En esos momentos de mayor dificultad, san Josemaría nos invitaba a no olvidarnos de nuestra filiación divina: «¡Persuádete!, si quieres –como Dios te oye, te ama, te promete la gloria–, tú, protegido por la mano omnipotente de tu Padre del Cielo, puedes ser una persona llena de fortaleza, dispuesta a dar testimonio en todas partes de su amable doctrina verdadera»[4].
«CUANDO os conduzcan a las sinagogas, ante los magistrados y las autoridades, no os preocupéis de cómo o con qué razones os defenderéis o de lo que vais a decir, porque el Espíritu Santo os enseñará en aquel momento lo que tenéis que decir» (Lc 12,11-12). Estas palabras de Jesús nos regalan una gran confianza para aquellos momentos en los que dar testimonio de nuestra fe puede resultar más difícil. Por supuesto, esto no quita que sea necesario meditar sobre las palabras que queremos utilizar, o preguntarnos sobre lo que los oyentes son capaces de comprender. Sin embargo, todo eso lo hacemos con el convencimiento de que es el Espíritu Santo quien guía nuestras palabras.

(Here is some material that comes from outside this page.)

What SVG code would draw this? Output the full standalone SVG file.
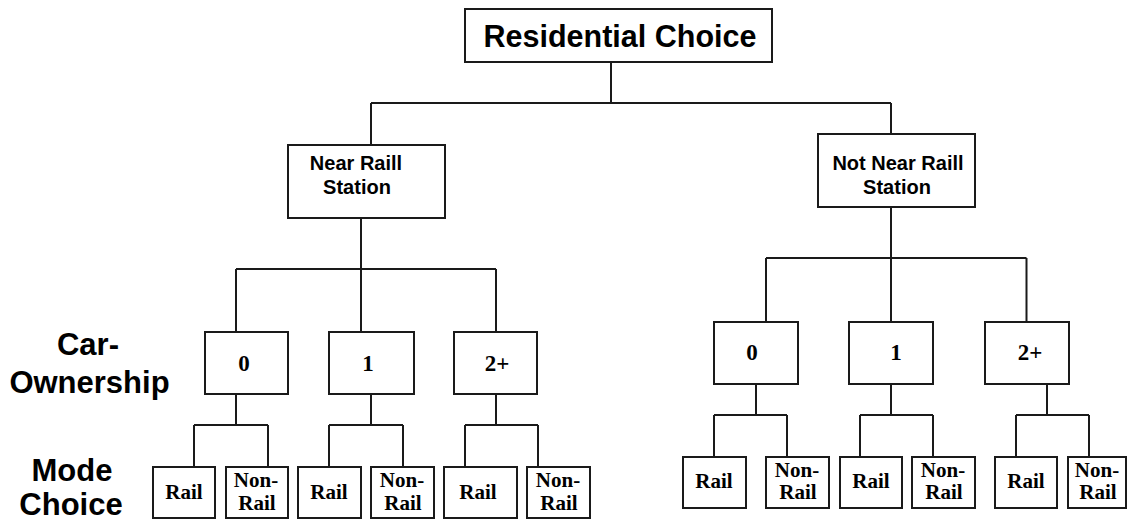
<svg xmlns="http://www.w3.org/2000/svg" width="1127" height="520" viewBox="0 0 1127 520">
<style>
.box{fill:#fff;stroke:#1a1a1a;stroke-width:2}
.ln{fill:none;stroke:#1a1a1a;stroke-width:2}
.sans{font-family:"Liberation Sans",Arial,sans-serif;font-weight:bold;fill:#000;text-anchor:middle}
.serif{font-family:"Liberation Serif","Times New Roman",serif;font-weight:bold;fill:#000;text-anchor:middle}
.t1{font-size:30.5px}
.t2{font-size:20px}
.lab{font-size:31px}
.num{font-size:23px}
.leaf{font-size:21px}
</style>
<rect width="1127" height="520" fill="#fff"/>
<g id="connectors" class="ln">
<path d="M611 62V103M371 103H891M371 103V145M891 103V134"/>
<path d="M361 218V269M236 269H496M236 269V332M361 269V332M496 269V332"/>
<path d="M891 207V258M766 258H1026.5M766 258V322M891 258V322M1026.5 258V322"/>
<path d="M236 394V425M194 425H268M194 425V467M268 425V467"/>
<path d="M371 394V425M329 425H403M329 425V467M403 425V467"/>
<path d="M496 394V425M465 425H538M465 425V467M538 425V467"/>
<path d="M756 384V415M714 415H787M714 415V457M787 415V457"/>
<path d="M891 384V415M860 415H933M860 415V457M933 415V457"/>
<path d="M1047 384V415M1016 415H1089M1016 415V457M1089 415V457"/>
</g>
<g id="residential"><rect class="box" x="465" y="9" width="307" height="53"/><text class="sans t1" x="620" y="47">Residential Choice</text></g>
<g id="near"><rect class="box" x="288" y="145" width="157" height="73"/><text class="sans t2" x="356" y="170">Near Raill</text><text class="sans t2" x="357" y="194">Station</text></g>
<g id="notnear"><rect class="box" x="818" y="134" width="157" height="73"/><text class="sans t2" x="898" y="170">Not Near Raill</text><text class="sans t2" x="897" y="194">Station</text></g>
<g id="label-car"><text class="sans lab" x="88" y="355">Car-</text><text class="sans lab" x="89.5" y="393">Ownership</text></g>
<g id="label-mode"><text class="sans lab" x="72" y="481">Mode</text><text class="sans lab" x="71" y="515">Choice</text></g>
<g id="n-l0"><rect class="box" x="205" y="332" width="83" height="62"/><text class="serif num" x="244" y="371">0</text></g>
<g id="n-l1"><rect class="box" x="329" y="332" width="85" height="62"/><text class="serif num" x="368" y="371">1</text></g>
<g id="n-l2"><rect class="box" x="454" y="332" width="83" height="62"/><text class="serif num" x="497" y="371">2+</text></g>
<g id="n-r0"><rect class="box" x="714" y="322" width="84" height="62"/><text class="serif num" x="752" y="360">0</text></g>
<g id="n-r1"><rect class="box" x="849" y="322" width="84" height="62"/><text class="serif num" x="896" y="360">1</text></g>
<g id="n-r2"><rect class="box" x="985" y="322" width="84" height="62"/><text class="serif num" x="1030" y="360">2+</text></g>
<g id="l0-rail"><rect class="box" x="153" y="467" width="62" height="51"/><text class="serif leaf" x="184" y="499">Rail</text></g>
<g id="l0-non"><rect class="box" x="226" y="467" width="62" height="51"/><text class="serif leaf" x="256" y="487">Non-</text><text class="serif leaf" x="257" y="510">Rail</text></g>
<g id="l1-rail"><rect class="box" x="298" y="467" width="63" height="51"/><text class="serif leaf" x="329" y="499">Rail</text></g>
<g id="l1-non"><rect class="box" x="371" y="467" width="63" height="51"/><text class="serif leaf" x="402" y="487">Non-</text><text class="serif leaf" x="403" y="510">Rail</text></g>
<g id="l2-rail"><rect class="box" x="444" y="467" width="73" height="51"/><text class="serif leaf" x="478" y="499">Rail</text></g>
<g id="l2-non"><rect class="box" x="527" y="467" width="63" height="51"/><text class="serif leaf" x="558" y="487">Non-</text><text class="serif leaf" x="559" y="510">Rail</text></g>
<g id="r0-rail"><rect class="box" x="683" y="457" width="63" height="51"/><text class="serif leaf" x="714" y="488">Rail</text></g>
<g id="r0-non"><rect class="box" x="766" y="457" width="63" height="51"/><text class="serif leaf" x="797" y="477">Non-</text><text class="serif leaf" x="798" y="499">Rail</text></g>
<g id="r1-rail"><rect class="box" x="840" y="457" width="62" height="51"/><text class="serif leaf" x="871" y="488">Rail</text></g>
<g id="r1-non"><rect class="box" x="912" y="457" width="63" height="51"/><text class="serif leaf" x="943" y="477">Non-</text><text class="serif leaf" x="944" y="499">Rail</text></g>
<g id="r2-rail"><rect class="box" x="995" y="457" width="62" height="51"/><text class="serif leaf" x="1026" y="488">Rail</text></g>
<g id="r2-non"><rect class="box" x="1068" y="457" width="58" height="51"/><text class="serif leaf" x="1097" y="477">Non-</text><text class="serif leaf" x="1098" y="499">Rail</text></g>
</svg>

La acción del Espíritu Santo no consiste en una especie de magia, como si en algunos momentos perdiéramos el control de nuestras palabras y, de pronto, nos pusiéramos a hablar en contra de nuestra voluntad. El Espíritu Santo es el amor entre el Padre y el Hijo. Por lo tanto, en la medida en que busquemos tratar en todo momento al Paráclito, habitualmente seremos capaces también de conocer lo que lleva Jesús en su corazón y podremos comunicarlo a todos los que nos rodean. El amor siempre une los corazones de quienes se aman, de tal forma que se puede intuir los pensamientos y sentimientos del otro. El Espíritu Santo nos ayuda a ser verdaderos representantes de Cristo en nuestro decir y obrar, porque conocemos los movimientos interiores de su corazón misericordioso.
«Pidamos al Señor que nos dé esta conciencia de que no se puede ser cristianos sin caminar con el Espíritu Santo, sin actuar con el Espíritu Santo, sin dejar que el Espíritu Santo sea el protagonista de nuestra vida»[5]. Ninguna criatura ha seguido con tanta fidelidad este itinerario espiritual como la Virgen María. Podemos pedir a ella que nos regale un gran amor apostólico hacia su Hijo, que se fortalece en el trato con el Espíritu Santo.